JOB:
Using the records below, locate all lines containing "this" and return them.

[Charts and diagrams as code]
==================================================
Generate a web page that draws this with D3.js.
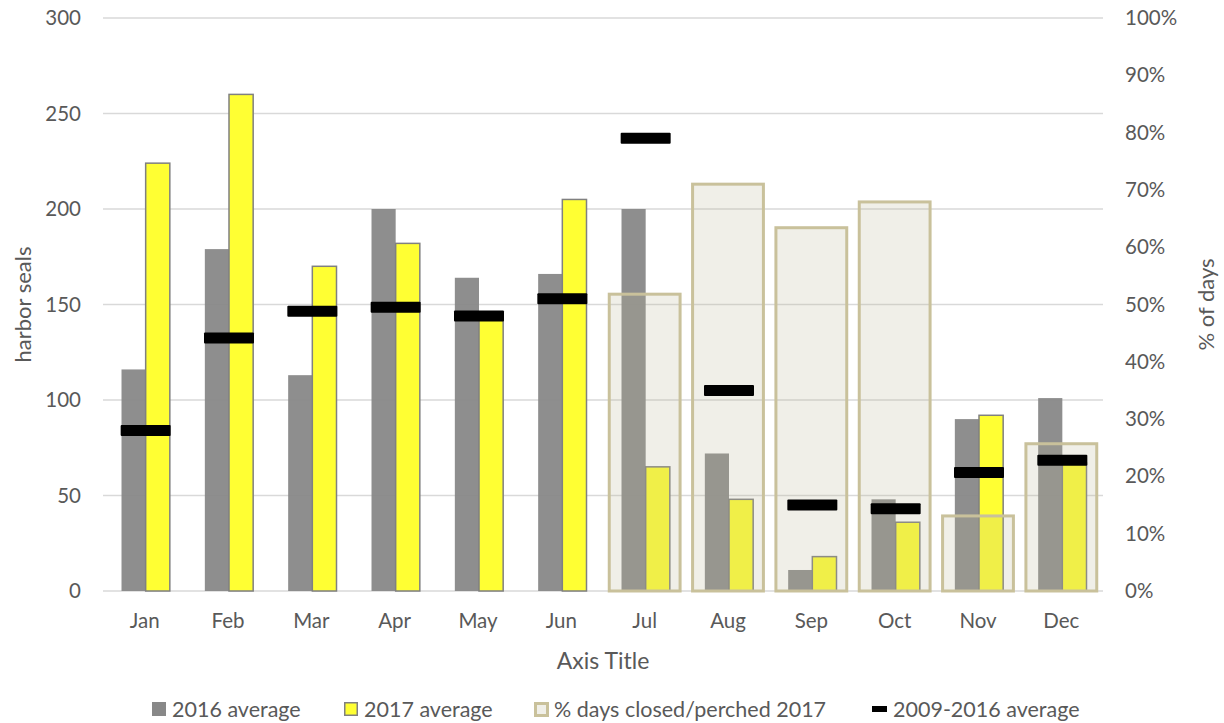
<!DOCTYPE html>
<html>
<head>
<meta charset="utf-8">
<script src="https://cdn.jsdelivr.net/npm/d3@7/dist/d3.min.js"></script>
<style>
  html, body { margin: 0; padding: 0; background: #ffffff; }
  svg { display: block; font-family: Lato, "Open Sans", sans-serif; }
</style>
</head>
<body>
<svg id="chart" width="1224" height="723"></svg>
<script>
const months = ["Jan","Feb","Mar","Apr","May","Jun","Jul","Aug","Sep","Oct","Nov","Dec"];
const avg2016 = [116, 179, 113, 200, 164, 166, 200, 72, 11, 48, 90, 101];
const avg2017 = [224, 260, 170, 182, 145, 205, 65, 48, 18, 36, 92, 67];
const pctClosed2017 = [null, null, null, null, null, null, 51.8, 71.0, 63.4, 67.9, 13.1, 25.7];
const avg2009_2016 = [84, 132.5, 146.5, 148.5, 144, 153, 237, 105, 45, 43, 62, 68.5];
const leftTicks = [0, 50, 100, 150, 200, 250, 300];
const rightTicks = [0, 10, 20, 30, 40, 50, 60, 70, 80, 90, 100];
const legendLabels = ["2016 average", "2017 average", "% days closed/perched 2017", "2009-2016 average"];

const svg = d3.select("#chart");
const plot = { left: 103, right: 1103, top: 18, bottom: 591 };
const textColor = "#595959";

const x = d3.scaleBand().domain(months).range([plot.left, plot.right]).padding(0);
const y = d3.scaleLinear().domain([0, 300]).range([plot.bottom, plot.top]);
const y2 = d3.scaleLinear().domain([0, 100]).range([plot.bottom, plot.top]);

// gridlines
svg.append("g").selectAll("line").data(leftTicks).join("line")
  .attr("x1", plot.left).attr("x2", plot.right)
  .attr("y1", d => y(d)).attr("y2", d => y(d))
  .attr("stroke", "#d9d9d9").attr("stroke-width", 1.5);

// left axis labels
const leftAxis = d3.axisLeft(y).tickValues(leftTicks).tickSize(0).tickPadding(22);
const gl = svg.append("g").attr("transform", `translate(${plot.left},0)`).call(leftAxis);
gl.select(".domain").remove();
gl.selectAll("text").attr("fill", textColor).style("font-size", "20.5px").style("font-family", "Lato, sans-serif");

// right axis labels
const rightAxis = d3.axisRight(y2).tickValues(rightTicks).tickSize(0).tickPadding(22).tickFormat(d => d + "%");
const gr = svg.append("g").attr("transform", `translate(${plot.right},0)`).call(rightAxis);
gr.select(".domain").remove();
gr.selectAll("text").attr("fill", textColor).style("font-size", "20.5px").style("font-family", "Lato, sans-serif");

// bottom axis labels
const bottomAxis = d3.axisBottom(x).tickSize(0).tickPadding(22);
const gb = svg.append("g").attr("transform", `translate(0,${plot.bottom})`).call(bottomAxis);
gb.select(".domain").remove();
gb.selectAll("text").attr("fill", textColor).style("font-size", "20.5px").style("font-family", "Lato, sans-serif");

const bw = x.bandwidth();
const barW = bw * 0.29;

// 2016 bars
svg.append("g").selectAll("rect").data(months).join("rect")
  .attr("x", (m) => x(m) + bw / 2 - barW + 1)
  .attr("width", barW)
  .attr("y", (m, i) => y(avg2016[i]))
  .attr("height", (m, i) => y(0) - y(avg2016[i]))
  .attr("fill", "#888888").attr("fill-opacity", 0.95);

// 2017 bars
svg.append("g").selectAll("rect").data(months).join("rect")
  .attr("x", (m) => x(m) + bw / 2 + 1)
  .attr("width", barW)
  .attr("y", (m, i) => y(avg2017[i]))
  .attr("height", (m, i) => y(0) - y(avg2017[i]))
  .attr("fill", "#ffff33").attr("stroke", "#808080").attr("stroke-width", 1.5);

// % days closed bars (right axis)
const pW = bw * 0.85;
const pctData = months.map((m, i) => ({ m, v: pctClosed2017[i] })).filter(d => d.v != null);
svg.append("g").selectAll("rect").data(pctData).join("rect")
  .attr("x", d => x(d.m) + (bw - pW) / 2)
  .attr("width", pW)
  .attr("y", d => y2(d.v))
  .attr("height", d => y2(0) - y2(d.v))
  .attr("fill", "rgb(188,182,148)").attr("fill-opacity", 0.22)
  .attr("stroke", "#c9c19b").attr("stroke-width", 3);

// 2009-2016 average markers
const mW = bw * 0.6, mH = 11;
svg.append("g").selectAll("rect").data(months).join("rect")
  .attr("x", m => x(m) + (bw - mW) / 2 + 1)
  .attr("width", mW)
  .attr("y", (m, i) => y(avg2009_2016[i]) - mH / 2)
  .attr("height", mH)
  .attr("rx", 1)
  .attr("fill", "#000000");

// axis titles
svg.append("text").attr("x", (plot.left + plot.right) / 2).attr("y", 660)
  .attr("text-anchor", "middle").attr("dominant-baseline", "central")
  .attr("fill", textColor).style("font-size", "23px").text("Axis Title");
svg.append("text").attr("transform", `translate(22,${(plot.top + plot.bottom) / 2}) rotate(-90)`)
  .attr("text-anchor", "middle").attr("dominant-baseline", "central")
  .attr("fill", textColor).style("font-size", "22px").text("harbor seals");
svg.append("text").attr("transform", `translate(1205,${(plot.top + plot.bottom) / 2}) rotate(-90)`)
  .attr("text-anchor", "middle").attr("dominant-baseline", "central")
  .attr("fill", textColor).style("font-size", "22px").text("% of days");

// legend
const legY = 709;
const legX = [152, 344, 534, 872];
const lg = svg.append("g");
legendLabels.forEach((lab, i) => {
  const g = lg.append("g").attr("transform", `translate(${legX[i]},${legY})`);
  if (i === 0) {
    g.append("rect").attr("x", 0).attr("y", -7).attr("width", 14).attr("height", 14).attr("fill", "#888888");
  } else if (i === 1) {
    g.append("rect").attr("x", 0.75).attr("y", -6.25).attr("width", 12.5).attr("height", 12.5)
      .attr("fill", "#ffff33").attr("stroke", "#808080").attr("stroke-width", 1.5);
  } else if (i === 2) {
    g.append("rect").attr("x", 1.5).attr("y", -5.5).attr("width", 12).attr("height", 12)
      .attr("fill", "#f0efe8").attr("stroke", "#c9c19b").attr("stroke-width", 3);
  } else {
    g.append("rect").attr("x", 0).attr("y", -3).attr("width", 15).attr("height", 6).attr("fill", "#000");
  }
  g.append("text").attr("x", i === 3 ? 21 : 20).attr("y", 0).attr("dominant-baseline", "central")
    .attr("fill", textColor).style("font-size", "21.5px").text(lab);
});
</script>
</body>
</html>
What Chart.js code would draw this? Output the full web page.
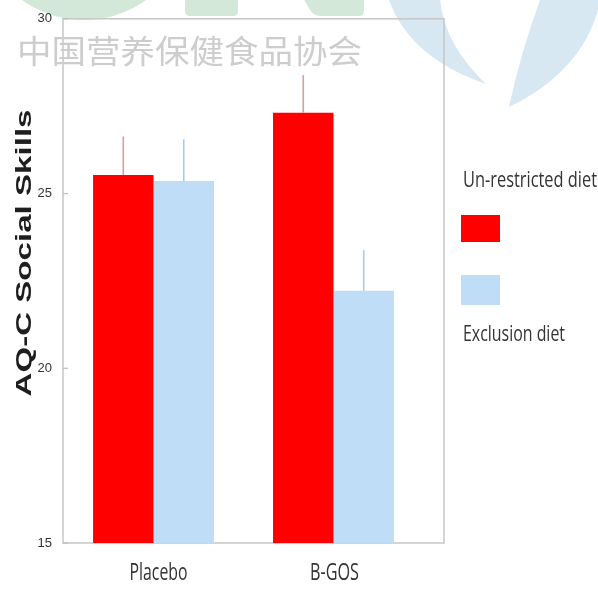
==================================================
CORRECT RESPONSE:
Generate a web page that draws this with D3.js.
What Chart.js code would draw this? Output the full web page.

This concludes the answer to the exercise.